É triste admitir que o trote também se presta a pessoas mal formadas, sem respeito pelo ser humano

A PALAVRA trote tem muitos significados. Vão do passo dos cavalos até a designação de ritual de recebimento de novos componentes de uma sociedade ou de um grupo, especialmente entre estudantes universitários.
Consiste na imposição de tarefas ridículas, desnecessárias e, em certos casos, perigosas. É razoável, porém, admitir que o trote integra a natureza humana, desde tempos imemoriais, das forças armadas às organizações religiosas.
Corresponde a perturbar a vida do calouro. Abre caminho para que ele (ou ela) se integre ao grupo, do qual passou a fazer parte.
A ideia do trote e do dar trote integram idiomas de muitos países. Para ficar num só exemplo, o vocábulo "haze" que significa, em inglês, cerração, nevoeiro, também corresponde às tais tarefas impostas aos novos estudantes. O veterano persegue o calouro, com gritos e ameaças, que sua "vítima", em condições normais, aceita e passa a participar do que sabe ser o modo de acolhida no início do curso. Passou a assumir, nas esquinas de movimento, à tarefa de pedir dinheiro como contribuição para o divertimento (digamos assim) dos alunos.
A maior parte das escolas até contribui para que esse rito seja integrado por modos de aproximação, mais civilizados do que foram no passado. Em São Paulo, a Faculdade do Largo São Francisco, tem a "peruada", uma passeata de calouros, sempre muito ruidosa. O paulistano tem mostrado compreensão pela brincadeira. Acostumou-se a ver nela uma diversão, embora torne o trânsito ruim, muito ruim.
É triste admitir que o trote também se presta a pessoas mal formadas, sem respeito pelo ser humano, para a humilhação do calouro, em extremos intoleráveis. Segundo as aparências, é o que aconteceu na Faculdade de Medicina de Mogi das Cruzes, sobretudo quando se pensa que estamos falando de futuros médicos. De tempos em tempos tais excessos se repetem, mais nos cursos clássicos (engenharia, medicina e direito) que em outros, quando um grupo, geralmente pequeno, de veteranos resolve mostrar suas insuficiências mentais.
Do rito de recebimento passam ao abuso. Descambam para a ilegalidade. Não raro para a criminalidade. Com o domínio sobre o calouro, explodem todos os complexos.
Duas anotações cabem a esse respeito. A primeira é a da excepcionalidade das situações flagrantemente abusivas. Em grande parte, porque o calouro participa da agitação, pois logo estará do outro lado da festa.

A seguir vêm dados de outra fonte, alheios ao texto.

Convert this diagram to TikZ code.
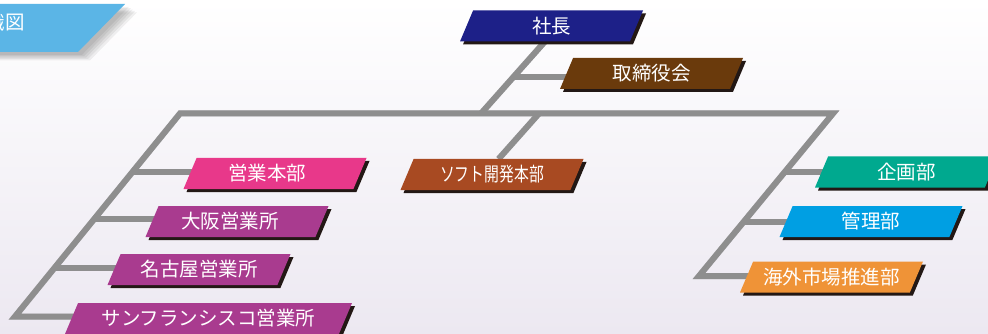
\documentclass[tikz,border=0pt]{standalone}
\usepackage{fontspec}
\newfontfamily\jp{Noto Sans CJK JP}
\newfontfamily\jpc[FakeStretch=0.76]{Noto Sans CJK JP}
\usetikzlibrary{shapes.geometric,shadows,calc}
\definecolor{cnavy}{HTML}{1D2088}
\definecolor{cbrown}{HTML}{6A3A0C}
\definecolor{cpink}{HTML}{E8388A}
\definecolor{cpurple}{HTML}{A93B8F}
\definecolor{crust}{HTML}{A84A22}
\definecolor{cteal}{HTML}{00A98F}
\definecolor{csky}{HTML}{009FE3}
\definecolor{corange}{HTML}{EF9337}
\definecolor{cline}{HTML}{8E8E8E}
\definecolor{clineshadow}{HTML}{D2D1D6}
\definecolor{cnodeshadow}{HTML}{231815}
\definecolor{cbanner}{HTML}{5BB5E6}
\definecolor{cbgbottom}{HTML}{ECE8F1}
\pgfdeclarelayer{bgbg}
\pgfdeclarelayer{bg}
\pgfsetlayers{bgbg,bg,main}
\tikzset{
  box/.style={trapezium, trapezium left angle=54, trapezium right angle=126,
    trapezium stretches body=true, minimum width=183pt, minimum height=31pt,
    inner sep=0pt, outer sep=0pt, text=white,
    font=\jp\fontsize{19.5}{22}\selectfont,
    drop shadow={shadow xshift=3pt, shadow yshift=-3pt, fill=cnodeshadow, opacity=1}},
  conn/.style={draw=cline, line width=6pt, miter limit=10},
  connsh/.style={draw=clineshadow, line width=6pt, shift={(3,4)}, miter limit=10},
}
\begin{document}
\begin{tikzpicture}[x=1pt,y=-1pt]
\useasboundingbox (0,0) rectangle (988,334);
\begin{pgfonlayer}{bgbg}
  \shade[top color=white, bottom color=cbgbottom] (0,0) rectangle (988,334);
\end{pgfonlayer}
\clip (0,0) rectangle (988,334);

% title banner with soft shadow
\foreach \d in {12,10,8,6,4}{
  \fill[black, opacity=0.06] (0,4+\d*0.7) -- (125+\d,4+\d*0.7) -- (78+\d,52+\d*0.7) -- (0,52+\d*0.7) -- cycle;
}
\fill[cbanner] (-2,4) -- (125,4) -- (78,52) -- (-2,52) -- cycle;
\node[anchor=east, inner sep=0pt, text=white, font=\jp\fontsize{19.5}{22}\selectfont] (title) at (25,22) {組織図};

% nodes
\node[box, fill=cnavy] (ceo) at (551.5,26) {社長};
\node[box, fill=cbrown] (board) at (651.5,73.5) {取締役会};
\node[box, fill=cpink] (sales) at (275,173.5) {\hspace*{-16pt}営業本部};
\node[box, fill=cpurple] (osaka) at (237,221.5) {\hspace*{-14pt}大阪営業所};
\node[box, fill=cpurple] (nagoya) at (199,269.5) {名古屋営業所};
\node[box, fill=cpurple, minimum width=287pt] (sf) at (208.5,318.5) {サンフランシスコ営業所};
\node[box, fill=crust, font=\jpc\fontsize{19.5}{22}\selectfont] (soft) at (492,174.5) {ソフト開発本部};
\node[box, fill=cteal] (plan) at (906.5,172) {企画部};
\node[box, fill=csky] (admin) at (871,221.5) {管理部};
\node[box, fill=corange] (ovs) at (831.5,277) {海外市場推進部};

% junction coordinates
\coordinate (jT) at (481,113.5);
\coordinate (barL) at (180,113.5);
\coordinate (barR) at (833,113.5);
\coordinate (botL) at (15,316.5);
\coordinate (botR) at (699,276);
\coordinate (jSW) at (539,113.5);
\coordinate (jB) at ($(ceo.bottom side)!0.49!(jT)$);
\coordinate (jS1) at ($(barL)!0.29!(botL)$);
\coordinate (jS2) at ($(barL)!0.522!(botL)$);
\coordinate (jS3) at ($(barL)!0.759!(botL)$);
\coordinate (jP) at ($(barR)!0.357!(botR)$);
\coordinate (jA) at ($(barR)!0.665!(botR)$);

\begin{pgfonlayer}{bg}
  \foreach \st in {connsh,conn}{
    \draw[\st] (ceo.bottom side) -- (jT);
    \draw[\st] (jB) -- (jB -| board.center);
    \draw[\st] (botL -| sf.center) -- (botL) -- (barL) -- (barR) -- (botR) -- (botR -| ovs.center);
    \draw[\st] (jSW) -- (soft.top side);
    \draw[\st] (jS1) -- (jS1 -| sales.center);
    \draw[\st] (jS2) -- (jS2 -| osaka.center);
    \draw[\st] (jS3) -- (jS3 -| nagoya.center);
    \draw[\st] (jP) -- (jP -| plan.center);
    \draw[\st] (jA) -- (jA -| admin.center);
  }
\end{pgfonlayer}
\end{tikzpicture}
\end{document}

A segunda é a de que se o trote fosse, verdadeiramente, uma prática reprovável, não teria sobrevivido ao longo dos séculos. Mesmo considerando estas duas anotações, é absolutamente inaceitável que o veterano imponha condutas que causam dano à saúde do calouro, à sua vida ou o atinjam em sua dignidade pessoal, independente do sexo.

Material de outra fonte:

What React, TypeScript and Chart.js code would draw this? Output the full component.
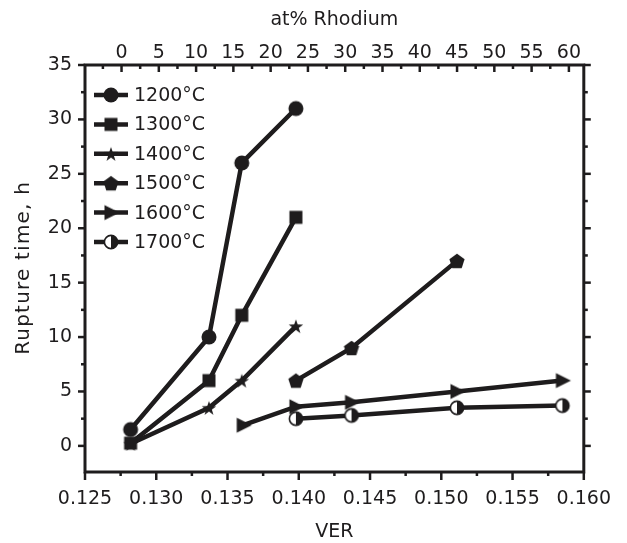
import React, { useEffect, useRef } from 'react';
import { Chart, registerables } from 'chart.js';

Chart.register(...registerables);

// ---------- data ----------
const seriesLabels = ['1200°C', '1300°C', '1400°C', '1500°C', '1600°C', '1700°C'];
const markerKinds = ['circle', 'square', 'star', 'pentagon', 'triangle', 'half'];

const verLow = [0.1282, 0.1337, 0.136, 0.1398];
const rupture1200 = [1.5, 10.0, 26.0, 31.0];
const rupture1300 = [0.25, 6.0, 12.0, 21.0];
const rupture1400 = [0.2, 3.5, 6.0, 11.0];
const ver1500 = [0.1398, 0.1437, 0.1511];
const rupture1500 = [6.0, 9.0, 17.0];
const ver1600 = [0.1361, 0.1398, 0.1437, 0.1511, 0.1585];
const rupture1600 = [1.9, 3.6, 4.0, 5.0, 6.0];
const ver1700 = [0.1398, 0.1437, 0.1511, 0.1585];
const rupture1700 = [2.5, 2.8, 3.5, 3.7];

const verTicks = [0.125, 0.13, 0.135, 0.14, 0.145, 0.15, 0.155, 0.16];
const rhodiumTicks = [0, 5, 10, 15, 20, 25, 30, 35, 40, 45, 50, 55, 60];
const ruptureTicks = [0, 5, 10, 15, 20, 25, 30, 35];

const xTitle = 'VER';
const topTitle = 'at% Rhodium';
const yTitle = 'Rupture time, h';

const INK = '#1e1c1d';
const FONT_FAMILY = '"DejaVu Sans", Verdana, sans-serif';
const FONT_SIZE = 19;

function pairs(xs: number[], ys: number[]) {
  return xs.map((x, i) => ({ x, y: ys[i] }));
}

function makeMarker(kind: string): HTMLCanvasElement {
  const s = 22;
  const c = document.createElement('canvas');
  c.width = s;
  c.height = s;
  const g = c.getContext('2d') as CanvasRenderingContext2D;
  const m = s / 2;
  g.fillStyle = INK;
  g.strokeStyle = INK;
  g.beginPath();
  if (kind === 'circle') {
    g.arc(m, m, 7.5, 0, Math.PI * 2);
    g.fill();
  } else if (kind === 'square') {
    g.fillRect(m - 6.5, m - 6.5, 13, 13);
  } else if (kind === 'star') {
    const R = 7.6, r = 3.0;
    for (let i = 0; i < 10; i++) {
      const rad = i % 2 === 0 ? R : r;
      const a = -Math.PI / 2 + (i * Math.PI) / 5;
      const px = m + rad * Math.cos(a), py = m + 0.8 + rad * Math.sin(a);
      if (i === 0) g.moveTo(px, py); else g.lineTo(px, py);
    }
    g.closePath();
    g.fill();
  } else if (kind === 'pentagon') {
    const R = 8;
    for (let i = 0; i < 5; i++) {
      const a = -Math.PI / 2 + (i * 2 * Math.PI) / 5;
      const px = m + R * Math.cos(a), py = m + 0.8 + R * Math.sin(a);
      if (i === 0) g.moveTo(px, py); else g.lineTo(px, py);
    }
    g.closePath();
    g.fill();
  } else if (kind === 'triangle') {
    g.moveTo(m - 6.5, m - 7.5);
    g.lineTo(m + 8.5, m);
    g.lineTo(m - 6.5, m + 7.5);
    g.closePath();
    g.fill();
  } else if (kind === 'half') {
    g.fillStyle = '#ffffff';
    g.arc(m, m, 6.6, 0, Math.PI * 2);
    g.fill();
    g.beginPath();
    g.fillStyle = INK;
    g.arc(m, m, 6.6, -Math.PI / 2, Math.PI / 2);
    g.closePath();
    g.fill();
    g.beginPath();
    g.lineWidth = 1.6;
    g.arc(m, m, 6.6, 0, Math.PI * 2);
    g.stroke();
  }
  return c;
}

export default function App() {
  const canvasRef = useRef<HTMLCanvasElement | null>(null);

  useEffect(() => {
    const canvas = canvasRef.current;
    if (!canvas) return;
    const markers = markerKinds.map(makeMarker);
    const font = { family: FONT_FAMILY, size: FONT_SIZE };

    const seriesData = [
      pairs(verLow, rupture1200),
      pairs(verLow, rupture1300),
      pairs(verLow, rupture1400),
      pairs(ver1500, rupture1500),
      pairs(ver1600, rupture1600),
      pairs(ver1700, rupture1700),
    ];

    const axisFrame = {
      id: 'axisFrame',
      afterDraw(chart: any) {
        const { ctx, chartArea: a, scales } = chart;
        const xs = scales.x, xt = scales.x2, ys = scales.y;
        ctx.save();
        ctx.strokeStyle = INK;
        ctx.lineCap = 'butt';
        const seg = (x1: number, y1: number, x2: number, y2: number) => {
          ctx.beginPath();
          ctx.moveTo(x1, y1);
          ctx.lineTo(x2, y2);
          ctx.stroke();
        };
        ctx.lineWidth = 2.5;
        // bottom ticks (outward)
        verTicks.forEach((v, i) => {
          const p = xs.getPixelForValue(v);
          seg(p, a.bottom, p, a.bottom + 8);
          if (i < verTicks.length - 1) {
            const q = xs.getPixelForValue((v + verTicks[i + 1]) / 2);
            seg(q, a.bottom, q, a.bottom + 4);
          }
        });
        // top ticks (inward)
        const topMinor = [-2.5].concat(rhodiumTicks.slice(0, -1).map((v) => v + 2.5));
        rhodiumTicks.forEach((v) => {
          const p = xt.getPixelForValue(v);
          seg(p, a.top, p, a.top + 7);
        });
        topMinor.forEach((v) => {
          const p = xt.getPixelForValue(v);
          seg(p, a.top, p, a.top + 4);
        });
        // left & right ticks (outward)
        ruptureTicks.forEach((v, i) => {
          const p = ys.getPixelForValue(v);
          seg(a.left - 7, p, a.left, p);
          seg(a.right, p, a.right + 7, p);
          if (i < ruptureTicks.length - 1) {
            const q = ys.getPixelForValue(v + 2.5);
            seg(a.left - 4, q, a.left, q);
            seg(a.right, q, a.right + 4, q);
          }
        });
        // frame
        ctx.lineWidth = 3;
        ctx.strokeRect(a.left, a.top, a.right - a.left, a.bottom - a.top);

        // y title
        ctx.fillStyle = INK;
        ctx.font = `20px ${FONT_FAMILY}`;
        const spacing = 1.2;
        (ctx as any).letterSpacing = `${spacing}px`;
        ctx.save();
        ctx.translate(24, (a.top + a.bottom) / 2);
        ctx.rotate(-Math.PI / 2);
        ctx.textAlign = 'center';
        ctx.textBaseline = 'middle';
        ctx.fillText(yTitle, spacing / 2, 0);
        ctx.restore();
        (ctx as any).letterSpacing = '0px';

        // legend
        const lx0 = a.left + 9, lx1 = a.left + 43, mx = a.left + 26, tx = a.left + 49;
        const rowY0 = a.top + 30, rowStep = 29.4;
        ctx.font = `${FONT_SIZE}px ${FONT_FAMILY}`;
        ctx.textBaseline = 'middle';
        ctx.textAlign = 'left';
        ctx.fillStyle = INK;
        seriesLabels.forEach((lab, i) => {
          const yy = rowY0 + i * rowStep;
          ctx.lineWidth = 4.5;
          seg(lx0, yy, lx1, yy);
          const mk = markers[i];
          ctx.drawImage(mk, mx - mk.width / 2, yy - mk.height / 2);
          ctx.fillText(lab, tx, yy + 1);
        });
        ctx.restore();
      },
    };

    const chart = new Chart(canvas, {
      type: 'line',
      data: {
        datasets: seriesData.map((d, i) => ({
          label: seriesLabels[i],
          data: d,
          borderColor: INK,
          backgroundColor: INK,
          borderWidth: 4.5,
          pointStyle: markers[i] as any,
          pointRadius: 7,
          pointHoverRadius: 7,
          tension: 0,
          fill: false,
        })),
      },
      options: {
        responsive: false,
        animation: false,
        events: [],
        layout: { padding: { left: 0, right: 36, top: 0, bottom: 0 } },
        plugins: { legend: { display: false }, tooltip: { enabled: false } },
        scales: {
          x: {
            type: 'linear',
            position: 'bottom',
            min: 0.125,
            max: 0.16,
            afterBuildTicks: (s: any) => {
              s.ticks = verTicks.map((v) => ({ value: v }));
            },
            afterFit: (s: any) => {
              s.height = 71;
            },
            grid: { display: false, drawTicks: false },
            border: { display: false },
            ticks: {
              padding: 16,
              color: INK,
              font,
              autoSkip: false,
              maxRotation: 0,
              callback: (v: any) => Number(v).toFixed(3),
            },
            title: { display: true, text: xTitle, color: INK, font, padding: { top: 0, bottom: 0 } },
          },
          x2: {
            type: 'linear',
            position: 'top',
            min: -4.9,
            max: 62,
            afterBuildTicks: (s: any) => {
              s.ticks = rhodiumTicks.map((v) => ({ value: v }));
            },
            afterFit: (s: any) => {
              s.height = 65;
            },
            grid: { display: false, drawTicks: false },
            border: { display: false },
            ticks: {
              padding: 1,
              color: INK,
              font,
              autoSkip: false,
              maxRotation: 0,
              callback: (v: any) => String(v),
            },
            title: { display: true, text: topTitle, color: INK, font, padding: { top: 9, bottom: 0 } },
          },
          y: {
            type: 'linear',
            position: 'left',
            min: -2.4,
            max: 35,
            afterBuildTicks: (s: any) => {
              s.ticks = ruptureTicks.map((v) => ({ value: v }));
            },
            afterFit: (s: any) => {
              s.width = 85;
            },
            grid: { display: false, drawTicks: false },
            border: { display: false },
            ticks: { padding: 13, color: INK, font, callback: (v: any) => String(v) },
            title: { display: false },
          },
        },
      },
      plugins: [axisFrame],
    } as any);

    return () => chart.destroy();
  }, []);

  return (
    <div style={{ position: 'fixed', left: 0, top: 0, width: 627, height: 543, background: '#fff' }}>
      <canvas ref={canvasRef} width={627} height={543} />
    </div>
  );
}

Sob esse ângulo o que terá acontecido em Mogi das Cruzes não pode ser aceito, nem pela universidade nem pelas próprias agremiações acadêmicas das várias carreiras. É da tradição do ensino superior no Brasil que muitas manifestações coletivas dos alunos têm contribuído para a defesa dos menos favorecidos pela fortuna ou dos vitimados por órgãos oficiais. Por isso a punição dos excessos corresponderá à preservação do que há de melhor na tradição universitária.